### TASK DESCRIPTION
Reproduce the full listing below unchanged, apart from the pictures.
-- begin MATERIAL --
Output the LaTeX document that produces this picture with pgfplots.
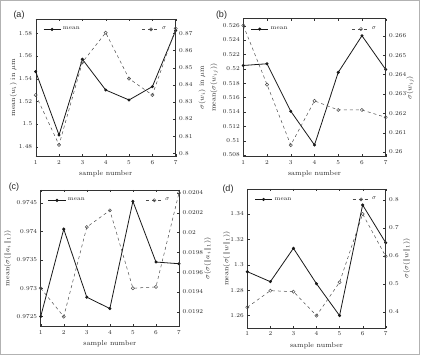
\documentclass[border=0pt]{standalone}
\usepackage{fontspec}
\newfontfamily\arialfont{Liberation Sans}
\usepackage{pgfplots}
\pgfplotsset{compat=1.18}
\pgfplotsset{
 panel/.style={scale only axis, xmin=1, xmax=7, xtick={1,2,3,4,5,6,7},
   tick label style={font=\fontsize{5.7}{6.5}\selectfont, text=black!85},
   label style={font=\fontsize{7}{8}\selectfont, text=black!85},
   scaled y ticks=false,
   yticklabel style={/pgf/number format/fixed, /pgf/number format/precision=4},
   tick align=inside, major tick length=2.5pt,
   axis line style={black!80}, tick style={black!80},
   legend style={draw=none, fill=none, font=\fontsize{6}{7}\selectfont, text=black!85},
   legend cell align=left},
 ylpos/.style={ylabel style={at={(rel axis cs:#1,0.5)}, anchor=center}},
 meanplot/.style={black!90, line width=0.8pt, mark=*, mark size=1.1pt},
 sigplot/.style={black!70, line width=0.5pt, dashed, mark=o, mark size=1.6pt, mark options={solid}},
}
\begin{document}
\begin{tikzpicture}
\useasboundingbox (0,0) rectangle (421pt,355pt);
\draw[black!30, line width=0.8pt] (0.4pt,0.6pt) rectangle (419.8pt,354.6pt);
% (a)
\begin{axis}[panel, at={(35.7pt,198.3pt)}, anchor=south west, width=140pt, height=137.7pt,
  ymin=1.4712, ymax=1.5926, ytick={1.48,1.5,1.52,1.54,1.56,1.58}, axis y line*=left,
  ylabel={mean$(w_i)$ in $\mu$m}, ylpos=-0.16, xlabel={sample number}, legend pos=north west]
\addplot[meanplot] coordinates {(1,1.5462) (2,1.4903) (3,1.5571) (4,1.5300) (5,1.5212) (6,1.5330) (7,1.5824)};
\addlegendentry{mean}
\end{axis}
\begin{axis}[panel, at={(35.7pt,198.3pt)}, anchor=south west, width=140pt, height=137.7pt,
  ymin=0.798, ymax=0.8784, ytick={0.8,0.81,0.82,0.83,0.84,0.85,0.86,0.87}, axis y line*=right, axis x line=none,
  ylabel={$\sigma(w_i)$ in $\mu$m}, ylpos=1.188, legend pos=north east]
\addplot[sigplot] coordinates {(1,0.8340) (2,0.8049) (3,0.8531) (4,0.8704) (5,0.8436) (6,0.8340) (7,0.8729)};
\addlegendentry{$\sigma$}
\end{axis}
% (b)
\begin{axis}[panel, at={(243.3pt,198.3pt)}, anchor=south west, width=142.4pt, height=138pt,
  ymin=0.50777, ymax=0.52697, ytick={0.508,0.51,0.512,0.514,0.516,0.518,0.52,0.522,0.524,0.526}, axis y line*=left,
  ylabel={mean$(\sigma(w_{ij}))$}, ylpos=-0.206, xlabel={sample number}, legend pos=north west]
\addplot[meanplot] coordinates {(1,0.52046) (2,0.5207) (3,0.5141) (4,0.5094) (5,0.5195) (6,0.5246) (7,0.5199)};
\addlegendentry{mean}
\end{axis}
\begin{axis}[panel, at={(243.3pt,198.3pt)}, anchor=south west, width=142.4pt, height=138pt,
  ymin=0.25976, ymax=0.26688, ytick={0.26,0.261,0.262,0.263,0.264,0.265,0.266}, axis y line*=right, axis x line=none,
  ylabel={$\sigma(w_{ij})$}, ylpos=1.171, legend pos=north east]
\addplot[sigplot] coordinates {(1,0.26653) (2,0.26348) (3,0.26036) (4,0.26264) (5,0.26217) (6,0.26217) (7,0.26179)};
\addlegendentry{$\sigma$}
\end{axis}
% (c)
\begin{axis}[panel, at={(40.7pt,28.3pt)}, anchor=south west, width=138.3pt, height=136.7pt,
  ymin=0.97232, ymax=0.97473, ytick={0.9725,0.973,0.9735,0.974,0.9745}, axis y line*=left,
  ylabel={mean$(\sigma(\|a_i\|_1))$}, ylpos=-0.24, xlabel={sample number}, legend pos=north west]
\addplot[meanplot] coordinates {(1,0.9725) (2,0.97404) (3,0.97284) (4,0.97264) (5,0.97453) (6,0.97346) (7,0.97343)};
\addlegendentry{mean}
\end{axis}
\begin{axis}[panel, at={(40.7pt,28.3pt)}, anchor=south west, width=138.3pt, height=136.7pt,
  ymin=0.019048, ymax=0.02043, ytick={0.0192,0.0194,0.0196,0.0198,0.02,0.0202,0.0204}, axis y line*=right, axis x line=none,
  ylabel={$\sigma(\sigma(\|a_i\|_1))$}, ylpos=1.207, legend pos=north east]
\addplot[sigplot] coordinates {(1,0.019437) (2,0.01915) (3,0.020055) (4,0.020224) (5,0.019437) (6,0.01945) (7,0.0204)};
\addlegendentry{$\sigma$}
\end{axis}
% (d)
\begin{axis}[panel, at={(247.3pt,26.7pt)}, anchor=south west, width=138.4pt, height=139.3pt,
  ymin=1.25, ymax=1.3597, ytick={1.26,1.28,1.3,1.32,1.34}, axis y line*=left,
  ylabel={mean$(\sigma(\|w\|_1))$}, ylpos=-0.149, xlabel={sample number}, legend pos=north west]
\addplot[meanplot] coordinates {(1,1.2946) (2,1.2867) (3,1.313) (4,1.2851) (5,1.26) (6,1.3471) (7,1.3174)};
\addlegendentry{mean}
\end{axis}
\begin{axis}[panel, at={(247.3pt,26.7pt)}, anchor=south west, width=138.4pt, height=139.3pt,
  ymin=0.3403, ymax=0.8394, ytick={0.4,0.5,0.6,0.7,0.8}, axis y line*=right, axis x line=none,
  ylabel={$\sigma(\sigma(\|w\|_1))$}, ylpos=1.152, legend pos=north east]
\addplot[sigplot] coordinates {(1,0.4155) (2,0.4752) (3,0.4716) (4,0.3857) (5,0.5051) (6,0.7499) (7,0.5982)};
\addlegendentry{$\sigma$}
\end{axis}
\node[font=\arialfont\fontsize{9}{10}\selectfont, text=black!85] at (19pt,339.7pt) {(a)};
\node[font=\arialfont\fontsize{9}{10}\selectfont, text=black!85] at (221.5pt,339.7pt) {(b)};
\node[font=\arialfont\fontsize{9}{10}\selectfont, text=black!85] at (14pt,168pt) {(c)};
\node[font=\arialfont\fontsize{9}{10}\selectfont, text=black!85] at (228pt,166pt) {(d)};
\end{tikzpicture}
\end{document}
-- end MATERIAL --
### FINISHED ANSWER
Output the LaTeX document that produces this picture with pgfplots.
\documentclass[border=0pt]{standalone}
\usepackage{fontspec}
\newfontfamily\arialfont{Liberation Sans}
\usepackage{pgfplots}
\pgfplotsset{compat=1.18}
\pgfplotsset{
 panel/.style={scale only axis, xmin=1, xmax=7, xtick={1,2,3,4,5,6,7},
   tick label style={font=\fontsize{5.7}{6.5}\selectfont, text=black!85},
   label style={font=\fontsize{7}{8}\selectfont, text=black!85},
   scaled y ticks=false,
   yticklabel style={/pgf/number format/fixed, /pgf/number format/precision=4},
   tick align=inside, major tick length=2.5pt,
   axis line style={black!80}, tick style={black!80},
   legend style={draw=none, fill=none, font=\fontsize{6}{7}\selectfont, text=black!85},
   legend cell align=left},
 ylpos/.style={ylabel style={at={(rel axis cs:#1,0.5)}, anchor=center}},
 meanplot/.style={black!90, line width=0.8pt, mark=*, mark size=1.1pt},
 sigplot/.style={black!70, line width=0.5pt, dashed, mark=o, mark size=1.6pt, mark options={solid}},
}
\begin{document}
\begin{tikzpicture}
\useasboundingbox (0,0) rectangle (421pt,355pt);
\draw[black!30, line width=0.8pt] (0.4pt,0.6pt) rectangle (419.8pt,354.6pt);
% (a)
\begin{axis}[panel, at={(35.7pt,198.3pt)}, anchor=south west, width=140pt, height=137.7pt,
  ymin=1.4712, ymax=1.5926, ytick={1.48,1.5,1.52,1.54,1.56,1.58}, axis y line*=left,
  ylabel={mean$(w_i)$ in $\mu$m}, ylpos=-0.16, xlabel={sample number}, legend pos=north west]
\addplot[meanplot] coordinates {(1,1.5462) (2,1.4903) (3,1.5571) (4,1.5300) (5,1.5212) (6,1.5330) (7,1.5824)};
\addlegendentry{mean}
\end{axis}
\begin{axis}[panel, at={(35.7pt,198.3pt)}, anchor=south west, width=140pt, height=137.7pt,
  ymin=0.798, ymax=0.8784, ytick={0.8,0.81,0.82,0.83,0.84,0.85,0.86,0.87}, axis y line*=right, axis x line=none,
  ylabel={$\sigma(w_i)$ in $\mu$m}, ylpos=1.188, legend pos=north east]
\addplot[sigplot] coordinates {(1,0.8340) (2,0.8049) (3,0.8531) (4,0.8704) (5,0.8436) (6,0.8340) (7,0.8729)};
\addlegendentry{$\sigma$}
\end{axis}
% (b)
\begin{axis}[panel, at={(243.3pt,198.3pt)}, anchor=south west, width=142.4pt, height=138pt,
  ymin=0.50777, ymax=0.52697, ytick={0.508,0.51,0.512,0.514,0.516,0.518,0.52,0.522,0.524,0.526}, axis y line*=left,
  ylabel={mean$(\sigma(w_{ij}))$}, ylpos=-0.206, xlabel={sample number}, legend pos=north west]
\addplot[meanplot] coordinates {(1,0.52046) (2,0.5207) (3,0.5141) (4,0.5094) (5,0.5195) (6,0.5246) (7,0.5199)};
\addlegendentry{mean}
\end{axis}
\begin{axis}[panel, at={(243.3pt,198.3pt)}, anchor=south west, width=142.4pt, height=138pt,
  ymin=0.25976, ymax=0.26688, ytick={0.26,0.261,0.262,0.263,0.264,0.265,0.266}, axis y line*=right, axis x line=none,
  ylabel={$\sigma(w_{ij})$}, ylpos=1.171, legend pos=north east]
\addplot[sigplot] coordinates {(1,0.26653) (2,0.26348) (3,0.26036) (4,0.26264) (5,0.26217) (6,0.26217) (7,0.26179)};
\addlegendentry{$\sigma$}
\end{axis}
% (c)
\begin{axis}[panel, at={(40.7pt,28.3pt)}, anchor=south west, width=138.3pt, height=136.7pt,
  ymin=0.97232, ymax=0.97473, ytick={0.9725,0.973,0.9735,0.974,0.9745}, axis y line*=left,
  ylabel={mean$(\sigma(\|a_i\|_1))$}, ylpos=-0.24, xlabel={sample number}, legend pos=north west]
\addplot[meanplot] coordinates {(1,0.9725) (2,0.97404) (3,0.97284) (4,0.97264) (5,0.97453) (6,0.97346) (7,0.97343)};
\addlegendentry{mean}
\end{axis}
\begin{axis}[panel, at={(40.7pt,28.3pt)}, anchor=south west, width=138.3pt, height=136.7pt,
  ymin=0.019048, ymax=0.02043, ytick={0.0192,0.0194,0.0196,0.0198,0.02,0.0202,0.0204}, axis y line*=right, axis x line=none,
  ylabel={$\sigma(\sigma(\|a_i\|_1))$}, ylpos=1.207, legend pos=north east]
\addplot[sigplot] coordinates {(1,0.019437) (2,0.01915) (3,0.020055) (4,0.020224) (5,0.019437) (6,0.01945) (7,0.0204)};
\addlegendentry{$\sigma$}
\end{axis}
% (d)
\begin{axis}[panel, at={(247.3pt,26.7pt)}, anchor=south west, width=138.4pt, height=139.3pt,
  ymin=1.25, ymax=1.3597, ytick={1.26,1.28,1.3,1.32,1.34}, axis y line*=left,
  ylabel={mean$(\sigma(\|w\|_1))$}, ylpos=-0.149, xlabel={sample number}, legend pos=north west]
\addplot[meanplot] coordinates {(1,1.2946) (2,1.2867) (3,1.313) (4,1.2851) (5,1.26) (6,1.3471) (7,1.3174)};
\addlegendentry{mean}
\end{axis}
\begin{axis}[panel, at={(247.3pt,26.7pt)}, anchor=south west, width=138.4pt, height=139.3pt,
  ymin=0.3403, ymax=0.8394, ytick={0.4,0.5,0.6,0.7,0.8}, axis y line*=right, axis x line=none,
  ylabel={$\sigma(\sigma(\|w\|_1))$}, ylpos=1.152, legend pos=north east]
\addplot[sigplot] coordinates {(1,0.4155) (2,0.4752) (3,0.4716) (4,0.3857) (5,0.5051) (6,0.7499) (7,0.5982)};
\addlegendentry{$\sigma$}
\end{axis}
\node[font=\arialfont\fontsize{9}{10}\selectfont, text=black!85] at (19pt,339.7pt) {(a)};
\node[font=\arialfont\fontsize{9}{10}\selectfont, text=black!85] at (221.5pt,339.7pt) {(b)};
\node[font=\arialfont\fontsize{9}{10}\selectfont, text=black!85] at (14pt,168pt) {(c)};
\node[font=\arialfont\fontsize{9}{10}\selectfont, text=black!85] at (228pt,166pt) {(d)};
\end{tikzpicture}
\end{document}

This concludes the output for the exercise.